INFORMATION PROVIDED ->

+-------+

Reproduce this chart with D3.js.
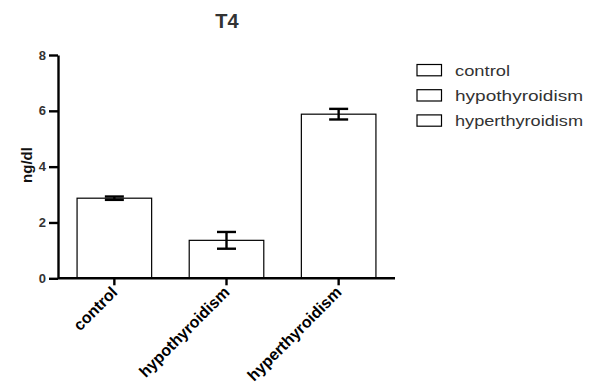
<!DOCTYPE html>
<html><head><meta charset="utf-8">
<script src="https://cdn.jsdelivr.net/npm/d3@7/dist/d3.min.js"></script>
<style>body{margin:0;background:#fff}svg{display:block}</style>
</head><body><svg id="c" width="594" height="390"></svg>
<script>
const categories = ["control", "hypothyroidism", "hyperthyroidism"];
const means = [2.87, 1.36, 5.88];
const errors = [0.06, 0.30, 0.19];
const yTicks = [0, 2, 4, 6, 8];
const title = "T4";
const yLabel = "ng/dl";

const svg = d3.select("#c");
const font = "'Liberation Sans', Arial, sans-serif";
const x = d3.scaleBand().domain(categories).range([58, 395]).paddingInner(0.335).paddingOuter(0.17);
const y = d3.scaleLinear().domain([0, 8]).range([278.3, 55]);

// bars
svg.selectAll("rect.bar").data(categories).enter().append("rect")
  .attr("x", d => x(d)).attr("y", (d,i) => y(means[i]))
  .attr("width", x.bandwidth()).attr("height", (d,i) => y(0) - y(means[i]))
  .attr("fill", "#fff").attr("stroke", "#000").attr("stroke-width", 1.2);

// error bars
const eb = svg.selectAll("g.eb").data(categories).enter().append("g")
  .attr("stroke", "#000").attr("stroke-width", 2.4);
eb.append("line").attr("x1", d => x(d)+x.bandwidth()/2).attr("x2", d => x(d)+x.bandwidth()/2)
  .attr("y1", (d,i) => y(means[i]+errors[i])).attr("y2", (d,i) => y(means[i]-errors[i]));
eb.append("line").attr("x1", d => x(d)+x.bandwidth()/2-9.5).attr("x2", d => x(d)+x.bandwidth()/2+9.5)
  .attr("y1", (d,i) => y(means[i]+errors[i])).attr("y2", (d,i) => y(means[i]+errors[i]));
eb.append("line").attr("x1", d => x(d)+x.bandwidth()/2-9.5).attr("x2", d => x(d)+x.bandwidth()/2+9.5)
  .attr("y1", (d,i) => y(means[i]-errors[i])).attr("y2", (d,i) => y(means[i]-errors[i]));

// y axis
const ya = svg.append("g").attr("transform", "translate(58,0)")
  .call(d3.axisLeft(y).tickValues(yTicks).tickSize(9).tickPadding(3).tickSizeOuter(0));
ya.select(".domain").attr("stroke-width", 2.4);
ya.selectAll(".tick line").attr("stroke-width", 2.4);
ya.selectAll("text").attr("font-family", font).attr("font-weight", "bold").attr("font-size", 13).attr("fill", "#333");

// x axis
const xa = svg.append("g").attr("transform", "translate(0,278.3)")
  .call(d3.axisBottom(x).tickSize(7).tickSizeOuter(0));
xa.select(".domain").attr("stroke-width", 2.4).attr("d", "M58,0H395");
xa.selectAll(".tick line").attr("stroke-width", 2.4);
xa.selectAll("text").attr("font-family", font).attr("font-weight", "bold").attr("font-size", 16).attr("fill", "#000")
  .attr("text-anchor", "end").attr("dy", 0).attr("y", 0)
  .attr("transform", "translate(4,15) rotate(-45)");

// title
svg.append("text").attr("x", 227).attr("y", 28).attr("text-anchor", "middle")
  .attr("font-family", font).attr("font-weight", "bold").attr("font-size", 20).attr("fill", "#333").text(title);

// y label
svg.append("text").attr("transform", "translate(32,165) rotate(-90)").attr("text-anchor", "middle")
  .attr("font-family", font).attr("font-weight", "bold").attr("font-size", 15).attr("fill", "#111").text(yLabel);

// legend
const legendW = [55, 128, 128];
const lg = svg.selectAll("g.lg").data(categories).enter().append("g")
  .attr("transform", (d,i) => `translate(417,${64.5 + i*25.2})`);
lg.append("rect").attr("width", 24.5).attr("height", 11.3).attr("fill", "#fff").attr("stroke", "#000").attr("stroke-width", 1.2);
lg.append("text").attr("x", 38).attr("y", 11).attr("font-family", font).attr("font-size", 14.5).attr("fill", "#333")
  .attr("textLength", (d,i) => legendW[i]).attr("lengthAdjust", "spacingAndGlyphs").text(d => d);
</script></body></html>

+-------+

TASK PROMPT -> Reproduce every line above as written, skipping pictures.

THE COMPLETED TASK ->
Reproduce this chart with D3.js.
<!DOCTYPE html>
<html><head><meta charset="utf-8">
<script src="https://cdn.jsdelivr.net/npm/d3@7/dist/d3.min.js"></script>
<style>body{margin:0;background:#fff}svg{display:block}</style>
</head><body><svg id="c" width="594" height="390"></svg>
<script>
const categories = ["control", "hypothyroidism", "hyperthyroidism"];
const means = [2.87, 1.36, 5.88];
const errors = [0.06, 0.30, 0.19];
const yTicks = [0, 2, 4, 6, 8];
const title = "T4";
const yLabel = "ng/dl";

const svg = d3.select("#c");
const font = "'Liberation Sans', Arial, sans-serif";
const x = d3.scaleBand().domain(categories).range([58, 395]).paddingInner(0.335).paddingOuter(0.17);
const y = d3.scaleLinear().domain([0, 8]).range([278.3, 55]);

// bars
svg.selectAll("rect.bar").data(categories).enter().append("rect")
  .attr("x", d => x(d)).attr("y", (d,i) => y(means[i]))
  .attr("width", x.bandwidth()).attr("height", (d,i) => y(0) - y(means[i]))
  .attr("fill", "#fff").attr("stroke", "#000").attr("stroke-width", 1.2);

// error bars
const eb = svg.selectAll("g.eb").data(categories).enter().append("g")
  .attr("stroke", "#000").attr("stroke-width", 2.4);
eb.append("line").attr("x1", d => x(d)+x.bandwidth()/2).attr("x2", d => x(d)+x.bandwidth()/2)
  .attr("y1", (d,i) => y(means[i]+errors[i])).attr("y2", (d,i) => y(means[i]-errors[i]));
eb.append("line").attr("x1", d => x(d)+x.bandwidth()/2-9.5).attr("x2", d => x(d)+x.bandwidth()/2+9.5)
  .attr("y1", (d,i) => y(means[i]+errors[i])).attr("y2", (d,i) => y(means[i]+errors[i]));
eb.append("line").attr("x1", d => x(d)+x.bandwidth()/2-9.5).attr("x2", d => x(d)+x.bandwidth()/2+9.5)
  .attr("y1", (d,i) => y(means[i]-errors[i])).attr("y2", (d,i) => y(means[i]-errors[i]));

// y axis
const ya = svg.append("g").attr("transform", "translate(58,0)")
  .call(d3.axisLeft(y).tickValues(yTicks).tickSize(9).tickPadding(3).tickSizeOuter(0));
ya.select(".domain").attr("stroke-width", 2.4);
ya.selectAll(".tick line").attr("stroke-width", 2.4);
ya.selectAll("text").attr("font-family", font).attr("font-weight", "bold").attr("font-size", 13).attr("fill", "#333");

// x axis
const xa = svg.append("g").attr("transform", "translate(0,278.3)")
  .call(d3.axisBottom(x).tickSize(7).tickSizeOuter(0));
xa.select(".domain").attr("stroke-width", 2.4).attr("d", "M58,0H395");
xa.selectAll(".tick line").attr("stroke-width", 2.4);
xa.selectAll("text").attr("font-family", font).attr("font-weight", "bold").attr("font-size", 16).attr("fill", "#000")
  .attr("text-anchor", "end").attr("dy", 0).attr("y", 0)
  .attr("transform", "translate(4,15) rotate(-45)");

// title
svg.append("text").attr("x", 227).attr("y", 28).attr("text-anchor", "middle")
  .attr("font-family", font).attr("font-weight", "bold").attr("font-size", 20).attr("fill", "#333").text(title);

// y label
svg.append("text").attr("transform", "translate(32,165) rotate(-90)").attr("text-anchor", "middle")
  .attr("font-family", font).attr("font-weight", "bold").attr("font-size", 15).attr("fill", "#111").text(yLabel);

// legend
const legendW = [55, 128, 128];
const lg = svg.selectAll("g.lg").data(categories).enter().append("g")
  .attr("transform", (d,i) => `translate(417,${64.5 + i*25.2})`);
lg.append("rect").attr("width", 24.5).attr("height", 11.3).attr("fill", "#fff").attr("stroke", "#000").attr("stroke-width", 1.2);
lg.append("text").attr("x", 38).attr("y", 11).attr("font-family", font).attr("font-size", 14.5).attr("fill", "#333")
  .attr("textLength", (d,i) => legendW[i]).attr("lengthAdjust", "spacingAndGlyphs").text(d => d);
</script></body></html>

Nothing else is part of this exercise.